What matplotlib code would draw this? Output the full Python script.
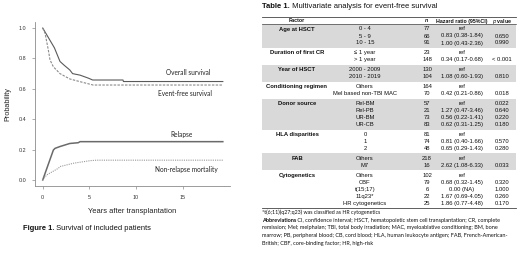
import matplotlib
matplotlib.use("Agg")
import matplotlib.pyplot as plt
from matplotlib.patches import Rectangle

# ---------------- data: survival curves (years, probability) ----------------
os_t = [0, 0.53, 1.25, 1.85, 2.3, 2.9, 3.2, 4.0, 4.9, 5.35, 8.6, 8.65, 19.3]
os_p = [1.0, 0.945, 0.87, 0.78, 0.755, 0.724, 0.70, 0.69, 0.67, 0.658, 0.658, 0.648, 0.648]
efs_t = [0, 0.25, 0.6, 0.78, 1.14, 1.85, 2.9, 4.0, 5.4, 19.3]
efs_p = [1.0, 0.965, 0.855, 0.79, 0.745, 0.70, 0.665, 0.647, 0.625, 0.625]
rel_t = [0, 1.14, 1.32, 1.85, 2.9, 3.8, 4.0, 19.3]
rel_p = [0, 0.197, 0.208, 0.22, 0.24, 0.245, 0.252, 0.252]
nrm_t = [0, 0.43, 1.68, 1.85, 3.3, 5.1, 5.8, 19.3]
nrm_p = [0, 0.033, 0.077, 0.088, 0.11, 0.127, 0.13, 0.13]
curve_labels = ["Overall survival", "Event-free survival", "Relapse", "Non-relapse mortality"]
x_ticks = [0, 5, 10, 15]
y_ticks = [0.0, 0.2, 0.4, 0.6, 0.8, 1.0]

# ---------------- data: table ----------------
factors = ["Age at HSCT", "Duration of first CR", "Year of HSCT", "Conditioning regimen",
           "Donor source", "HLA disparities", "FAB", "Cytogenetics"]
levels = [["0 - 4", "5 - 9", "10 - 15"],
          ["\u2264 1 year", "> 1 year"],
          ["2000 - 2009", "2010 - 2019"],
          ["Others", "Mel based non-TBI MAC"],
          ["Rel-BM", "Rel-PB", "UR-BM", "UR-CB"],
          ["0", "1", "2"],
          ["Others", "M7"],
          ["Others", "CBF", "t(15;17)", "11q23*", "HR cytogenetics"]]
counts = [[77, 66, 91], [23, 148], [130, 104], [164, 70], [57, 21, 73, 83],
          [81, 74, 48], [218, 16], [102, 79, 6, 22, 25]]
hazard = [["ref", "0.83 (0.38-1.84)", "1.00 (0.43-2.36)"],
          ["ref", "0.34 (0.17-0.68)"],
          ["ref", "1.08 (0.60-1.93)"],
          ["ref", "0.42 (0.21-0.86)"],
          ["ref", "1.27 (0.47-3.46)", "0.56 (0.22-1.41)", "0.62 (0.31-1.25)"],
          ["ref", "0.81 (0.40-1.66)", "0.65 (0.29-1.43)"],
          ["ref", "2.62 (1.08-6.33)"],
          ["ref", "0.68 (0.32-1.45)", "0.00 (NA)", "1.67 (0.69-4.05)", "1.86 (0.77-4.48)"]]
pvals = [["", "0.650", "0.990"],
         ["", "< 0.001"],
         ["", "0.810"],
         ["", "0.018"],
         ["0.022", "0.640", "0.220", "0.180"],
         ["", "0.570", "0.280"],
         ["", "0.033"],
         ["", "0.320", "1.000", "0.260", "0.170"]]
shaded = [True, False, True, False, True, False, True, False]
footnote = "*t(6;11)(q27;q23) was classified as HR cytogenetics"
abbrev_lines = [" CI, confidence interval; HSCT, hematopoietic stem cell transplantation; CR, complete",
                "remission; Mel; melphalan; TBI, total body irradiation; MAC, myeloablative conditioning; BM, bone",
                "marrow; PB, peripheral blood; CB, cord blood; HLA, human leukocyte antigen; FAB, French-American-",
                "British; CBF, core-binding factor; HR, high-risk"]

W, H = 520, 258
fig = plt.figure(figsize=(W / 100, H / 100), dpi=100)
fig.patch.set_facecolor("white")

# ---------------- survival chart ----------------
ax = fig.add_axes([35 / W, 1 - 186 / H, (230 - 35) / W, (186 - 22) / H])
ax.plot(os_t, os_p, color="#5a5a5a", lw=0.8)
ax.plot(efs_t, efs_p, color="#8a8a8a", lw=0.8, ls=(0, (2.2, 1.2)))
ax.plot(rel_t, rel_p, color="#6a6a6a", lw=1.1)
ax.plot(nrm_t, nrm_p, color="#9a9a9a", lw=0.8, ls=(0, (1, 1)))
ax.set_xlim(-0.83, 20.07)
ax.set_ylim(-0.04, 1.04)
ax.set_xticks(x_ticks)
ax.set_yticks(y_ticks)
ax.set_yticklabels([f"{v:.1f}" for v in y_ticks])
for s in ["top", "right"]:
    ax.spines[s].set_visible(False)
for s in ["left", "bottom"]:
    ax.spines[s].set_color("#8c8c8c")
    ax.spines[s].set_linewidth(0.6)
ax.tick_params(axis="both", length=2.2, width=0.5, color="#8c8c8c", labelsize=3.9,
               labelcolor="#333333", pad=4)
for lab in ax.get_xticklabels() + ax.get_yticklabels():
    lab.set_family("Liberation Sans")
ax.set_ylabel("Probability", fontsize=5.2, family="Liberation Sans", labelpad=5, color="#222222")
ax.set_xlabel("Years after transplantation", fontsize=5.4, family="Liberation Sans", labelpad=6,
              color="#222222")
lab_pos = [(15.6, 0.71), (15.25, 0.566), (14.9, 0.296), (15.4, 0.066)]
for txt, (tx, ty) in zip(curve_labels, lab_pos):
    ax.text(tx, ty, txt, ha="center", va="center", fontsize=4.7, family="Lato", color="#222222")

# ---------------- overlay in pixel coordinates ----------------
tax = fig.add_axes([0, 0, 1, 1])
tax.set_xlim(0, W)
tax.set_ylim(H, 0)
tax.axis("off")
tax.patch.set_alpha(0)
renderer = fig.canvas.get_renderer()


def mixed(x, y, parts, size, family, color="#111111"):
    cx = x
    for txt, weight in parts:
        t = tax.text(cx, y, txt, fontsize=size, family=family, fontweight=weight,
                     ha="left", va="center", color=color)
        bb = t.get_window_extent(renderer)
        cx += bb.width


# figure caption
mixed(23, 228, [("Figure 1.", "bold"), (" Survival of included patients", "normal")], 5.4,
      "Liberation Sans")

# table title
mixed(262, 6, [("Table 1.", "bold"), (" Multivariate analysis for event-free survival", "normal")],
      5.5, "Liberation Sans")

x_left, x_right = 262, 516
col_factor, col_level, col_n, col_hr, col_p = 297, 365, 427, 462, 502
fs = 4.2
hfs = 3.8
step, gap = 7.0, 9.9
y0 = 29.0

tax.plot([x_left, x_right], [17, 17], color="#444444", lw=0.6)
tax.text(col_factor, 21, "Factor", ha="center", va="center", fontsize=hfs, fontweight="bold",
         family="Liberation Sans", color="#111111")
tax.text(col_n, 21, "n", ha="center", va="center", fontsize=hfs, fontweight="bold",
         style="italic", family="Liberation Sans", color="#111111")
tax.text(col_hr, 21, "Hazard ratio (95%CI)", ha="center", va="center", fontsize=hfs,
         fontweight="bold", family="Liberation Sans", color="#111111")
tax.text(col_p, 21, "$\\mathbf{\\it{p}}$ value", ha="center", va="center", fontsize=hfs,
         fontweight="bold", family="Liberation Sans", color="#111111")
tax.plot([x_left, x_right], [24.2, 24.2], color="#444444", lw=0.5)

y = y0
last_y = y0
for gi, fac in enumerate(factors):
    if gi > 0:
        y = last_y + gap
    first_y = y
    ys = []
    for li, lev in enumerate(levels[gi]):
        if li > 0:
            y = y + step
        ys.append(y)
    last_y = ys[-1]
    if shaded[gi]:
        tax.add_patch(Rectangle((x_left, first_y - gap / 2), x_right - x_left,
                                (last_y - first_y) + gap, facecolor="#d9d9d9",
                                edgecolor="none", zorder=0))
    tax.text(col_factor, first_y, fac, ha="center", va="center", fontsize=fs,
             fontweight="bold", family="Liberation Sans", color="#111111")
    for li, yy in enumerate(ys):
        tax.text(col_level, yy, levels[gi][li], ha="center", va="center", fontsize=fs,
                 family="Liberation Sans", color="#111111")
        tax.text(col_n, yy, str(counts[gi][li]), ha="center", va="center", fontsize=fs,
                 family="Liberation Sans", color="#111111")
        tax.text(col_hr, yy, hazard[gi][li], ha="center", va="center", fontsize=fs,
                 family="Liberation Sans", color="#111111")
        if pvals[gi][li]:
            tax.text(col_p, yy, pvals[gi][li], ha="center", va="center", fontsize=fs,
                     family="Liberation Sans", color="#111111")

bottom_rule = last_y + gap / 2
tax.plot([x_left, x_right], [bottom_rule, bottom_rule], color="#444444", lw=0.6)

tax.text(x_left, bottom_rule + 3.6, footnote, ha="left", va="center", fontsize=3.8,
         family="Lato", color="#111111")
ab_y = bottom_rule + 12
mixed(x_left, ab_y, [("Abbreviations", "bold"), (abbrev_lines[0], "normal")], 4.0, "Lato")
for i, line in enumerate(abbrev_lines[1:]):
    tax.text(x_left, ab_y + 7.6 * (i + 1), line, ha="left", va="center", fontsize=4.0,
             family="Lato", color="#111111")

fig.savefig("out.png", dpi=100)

##########

Skip every picture and return the lines above from the top through the one that contains "from matplotlib.patches import Rectangle".

Solution to this problem:
What matplotlib code would draw this? Output the full Python script.
import matplotlib
matplotlib.use("Agg")
import matplotlib.pyplot as plt
from matplotlib.patches import Rectangle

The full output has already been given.